Plumbing vent flashing uses vent pipes to penetrate all roofs and prevent rain from running down between the pipe and the opening cut in the roof. The most common type is a square of galvanized tin with a metal cone in the middle that is rimmed with a rubber gasket. This type of flashing is sold by the size of the vent pipe and the angle of the roof. The cone, which is angled according to the approximate pitch of your roof, slips over the vent pipe and the rubber gasket seals around it. Roofing material is then applied over the flashing.
Lead flashing is most commonly used on tile roofs, both concrete and clay, where the flashing must be formed around the tile. One example is plumbing vent flashing. First, a hole is cut in the tile that fits over the pipe and that tile is fitted in place. The hole is filled with concrete around the pipe. Next, the flashing and cone are slipped over the pipe and the soft lead flashing is molded to fit the tile's surface shape. The next course of tile covers the top edge of the flashing so water cannot get beneath it.
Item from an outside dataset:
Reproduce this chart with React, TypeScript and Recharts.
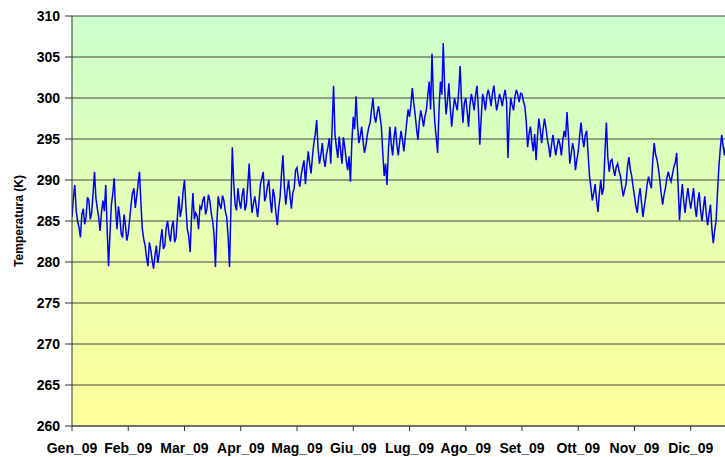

Step flashing is standard where the flashing must be carried up the roof, like a series of steps. This type is regularly used next to chimneys or beside dormer walls that intersect with a sloping roof. The step flashing is aluminum or galvanized tin about 6 or 8 inches wide and a foot long. It is bent in the middle so that one end lies flat on the roof and the other fits snugly against the vertical wall and is covered by the siding. For chimney flashing, another piece of flashing called counter flashing, is also used. The top of the counter flashing is embedded in the mortar between the bricks and the remainder is bent down over the step flashing.